A friend who came to the show with me compared him afterward to Jackson Pollack. Staiano is indeed like a Jackson Pollack of music, impulsively splattering sounds seemingly at random, but in the end creating something surprisingly coherent and even beautiful. Staiano taps into those dark, secret urges we all have toward violence and destruction and transmutes them, unexpectedly, into art.
O'Kane opened the program sparsely, with soft snare-drum hits, bass drum hits, and the gentle sound of sand being dribbled onto a cymbal, each sound event separated by vast stretches of silence. Gradually, the hits got closer together and the performer worked in other instruments, including what might have been crotale-like bells, but that turned out to be a set of silverware. Even with all the silences, a sense of pulse underlay it all. And there was something gridlike in how everything lined up, including O'Kane's own physical motions when picking up and putting down instruments and beaters. A cymbal, spun on its edge until it crashed to the floor, brought the work to an emphatic conclusion.
Coaxing New Sounds From the Machine
Following O'Kane, Davignon coaxed a startling array of sounds from the instrument you might least expect to hear on an experimental music concert: a basic electronic drum machine. Davignon hooked his drum machine up to all sorts of processors that could mess with the sounds in numerous ways — loops, delays, pitch shifting, and various other manipulations. The piece began with what I can best describe as "robot-in-the-jungle sounds," a spectrum of sounds at a wide variety of frequencies, like you might hear in the incessant animal and insect chatter of a rainforest, but with a decidedly electronic flavor to them. This moved into some deeper, more-dronelike sounds, oscillating in thirds and expanding out into denser, richer harmonies.

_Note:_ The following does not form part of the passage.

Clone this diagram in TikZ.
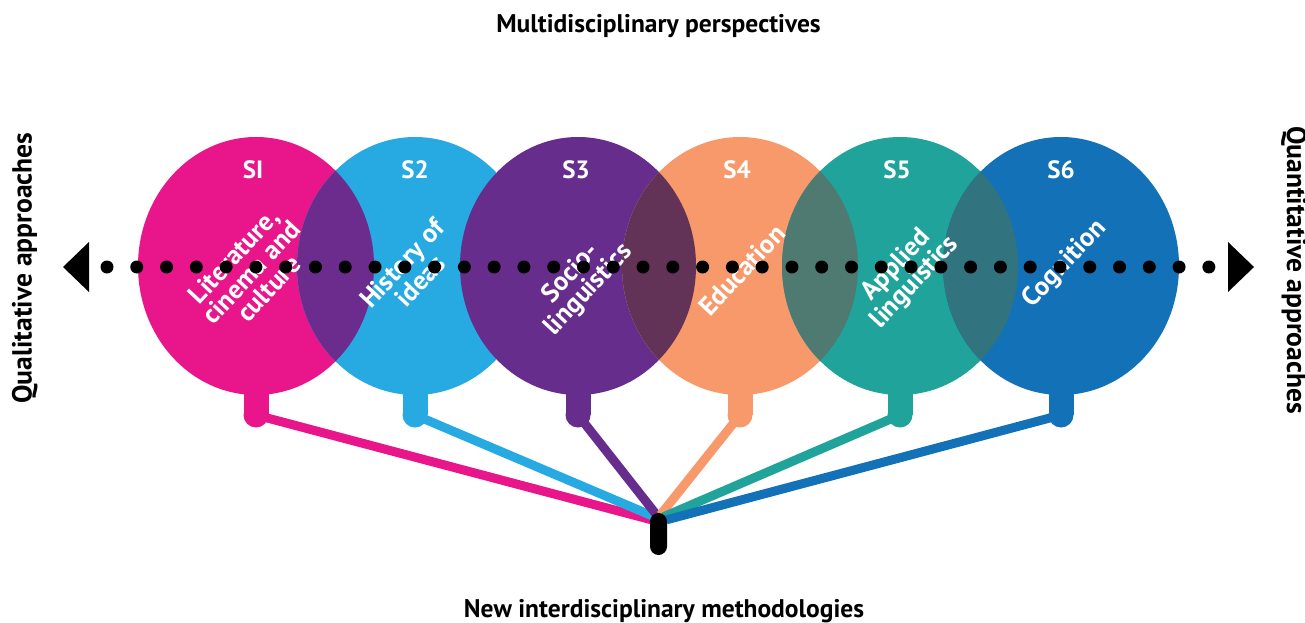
\documentclass[tikz,border=0pt]{standalone}
\usepackage{fontspec}
\setmainfont{PT Sans}
\usetikzlibrary{shapes.geometric,calc}
\definecolor{pinkc}{HTML}{E8168A}
\definecolor{bluec}{HTML}{27AAE1}
\definecolor{purplec}{HTML}{662D8C}
\definecolor{orangec}{HTML}{F7996B}
\definecolor{tealc}{HTML}{20A39A}
\definecolor{dbluec}{HTML}{1371B8}
\definecolor{lensA}{HTML}{6B2C8E}
\definecolor{lensC}{HTML}{633257}
\definecolor{lensD}{HTML}{4F7A72}
\definecolor{lensE}{HTML}{31737F}
\pgfdeclarelayer{bg}
\pgfsetlayers{bg,main}
\begin{document}
\begin{tikzpicture}[x=1pt,y=-1pt,
  bubble/.style={ellipse, minimum width=236pt, minimum height=258pt, inner sep=0pt, draw=none},
  bulb/.style={circle, minimum size=25pt, inner sep=0pt, draw=none},
  conn/.style={line width=9pt},
  slabel/.style={font=\bfseries\fontsize{25}{25}\selectfont, text=white, inner sep=0pt, anchor=base},
  topic/.style={font=\bfseries\fontsize{26.5}{24}\selectfont, text=white, align=center, inner sep=0pt, rotate=47},
  heading/.style={font=\bfseries\fontsize{25.5}{25}\selectfont, text=black, inner sep=0pt, anchor=base},
  side/.style={font=\bfseries\fontsize{27.6}{27}\selectfont, text=black, inner sep=0pt, anchor=base},
  hubstyle/.style={rectangle, rounded corners=8.5pt, minimum width=17pt, minimum height=42pt, inner sep=0pt, fill=black}
]
\useasboundingbox (0,0) rectangle (1305,623);

% bubbles and overlaps
\node[bubble, fill=pinkc] (e1) at (256,266) {};
\node[bubble, fill=bluec] (e2) at (415,266) {};
\begin{scope}
  \clip (256,266) ellipse [x radius=118, y radius=129];
  \fill[lensA] (415,266) ellipse [x radius=118, y radius=129];
\end{scope}
\node[bubble, fill=purplec] (e3) at (578,266) {};
\node[bubble, fill=orangec] (e4) at (740,266) {};
\begin{scope}
  \clip (578,266) ellipse [x radius=118, y radius=129];
  \fill[lensC] (740,266) ellipse [x radius=118, y radius=129];
\end{scope}
\node[bubble, fill=tealc] (e5) at (900,266) {};
\begin{scope}
  \clip (740,266) ellipse [x radius=118, y radius=129];
  \fill[lensD] (900,266) ellipse [x radius=118, y radius=129];
\end{scope}
\node[bubble, fill=dbluec] (e6) at (1061,266) {};
\begin{scope}
  \clip (900,266) ellipse [x radius=118, y radius=129];
  \fill[lensE] (1061,266) ellipse [x radius=118, y radius=129];
\end{scope}

% stems
\foreach \cx/\col/\n in {256/pinkc/1, 415/bluec/2, 578/purplec/3, 740/orangec/4, 900/tealc/5, 1061/dbluec/6}{
  \fill[\col] (\cx-12.5,385) rectangle (\cx+12.5,415);
  \node[bulb, fill=\col] (b\n) at (\cx,415) {};
}

% hub
\node[hubstyle] (hub) at (658.5,534) {};

% connectors (behind)
\begin{pgfonlayer}{bg}
  \draw[conn, pinkc]   (b1.center) -- ($(hub.north)+(-7,7)$);
  \draw[conn, bluec]   (b2.center) -- ($(hub.north)+(-4,4)$);
  \draw[conn, purplec] (b3.center) -- ($(hub.north)+(-2,2)$);
  \draw[conn, orangec] (b4.center) -- ($(hub.north)+(2,2)$);
  \draw[conn, tealc]   (b5.center) -- ($(hub.north)+(5,4)$);
  \draw[conn, dbluec]  (b6.center) -- ($(hub.north)+(8,7)$);
\end{pgfonlayer}

% S labels
\node[slabel] (s1) at (253,178) {SI};
\node[slabel] (s2) at (415,178) {S2};
\node[slabel] (s3) at (576,178) {S3};
\node[slabel] (s4) at (737,178) {S4};
\node[slabel] (s5) at (897,178) {S5};
\node[slabel] (s6) at (1061,178) {S6};

% topic labels
\node[topic] (t1) at (251,272) {Literature,\\cinema and\\culture};
\node[topic] (t2) at (411,272) {History of\\ideas};
\node[topic] (t3) at (580,282) {Socio-\\linguistics};
\node[topic] (t4) at (742,270) {Education};
\node[topic] (t5) at (906,274) {Applied\\linguistics};
\node[topic] (t6) at (1065,264) {Cognition};

% dotted axis with triangles
\foreach \i in {0,...,37}{
  \fill ({107+\i*29.78},267) circle[radius=6.5pt];
}
\coordinate (la) at (63,267);
\coordinate (ra) at (1254,267);
\fill (la) -- ++(26,-25) -- ++(0,50) -- cycle;
\fill (ra) -- ++(-26,-25) -- ++(0,50) -- cycle;

% texts
\node[heading] (top) at (658.5,33) {Multidisciplinary perspectives};
\node[heading] (bot) at (664,617) {New interdisciplinary methodologies};
\node[side, rotate=90] (ql) at (31.5,268) {Qualitative approaches};
\node[side, rotate=-90] (qr) at (1287,270) {Quantitative approaches};
\end{tikzpicture}
\end{document}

Later on, Davignon constructed a gradually layering patchwork of polyrhythms and what sounded to me like a popcorn popper that was fed with tiny marimbas instead of corn kernels, which finally ended in widely vibrating drones. It was well-paced, frequently hinting at, but never quite landing in, a predictable rhythmic groove, and it was full of fascinating sounds.
The concert closed with the above four performers joining forces with Pamela Z in one of her own compositions, plus an improvisation. Z's work, called Matter Mater Tick Tock, had a strong rhythmic drive, with Z singing rapturous vocals while the others laid down interlocking rhythmic patterns. The group improvisation was enjoyable, as well, though it felt a bit busy and unfocused. Its most effective moment was the big, exuberant group buildup just before the end.
It was a real pleasure to see such different artists, each with his or her own quite distinct vision, on one concert. Pamela Z is to be commended for putting this series of concerts together and providing some publicity and institutional support for such a range of artists.
Every major city has its symphony and its opera and its various new music ensembles, yet what other city can boast a Moe! Staiano or an Amy X Neuberg? This concert made me feel proud of the variety of quirky talent we have in the Bay Area, and thankful to be in a place where I am surrounded by such uniquely creative people.
Jonathan Russell is a professor of musicianship at the San Francisco Conservatory of Music and music director at First Congregational Church in San Francisco. He is active in the Bay Area as a clarinetist, bass clarinetist, and composer.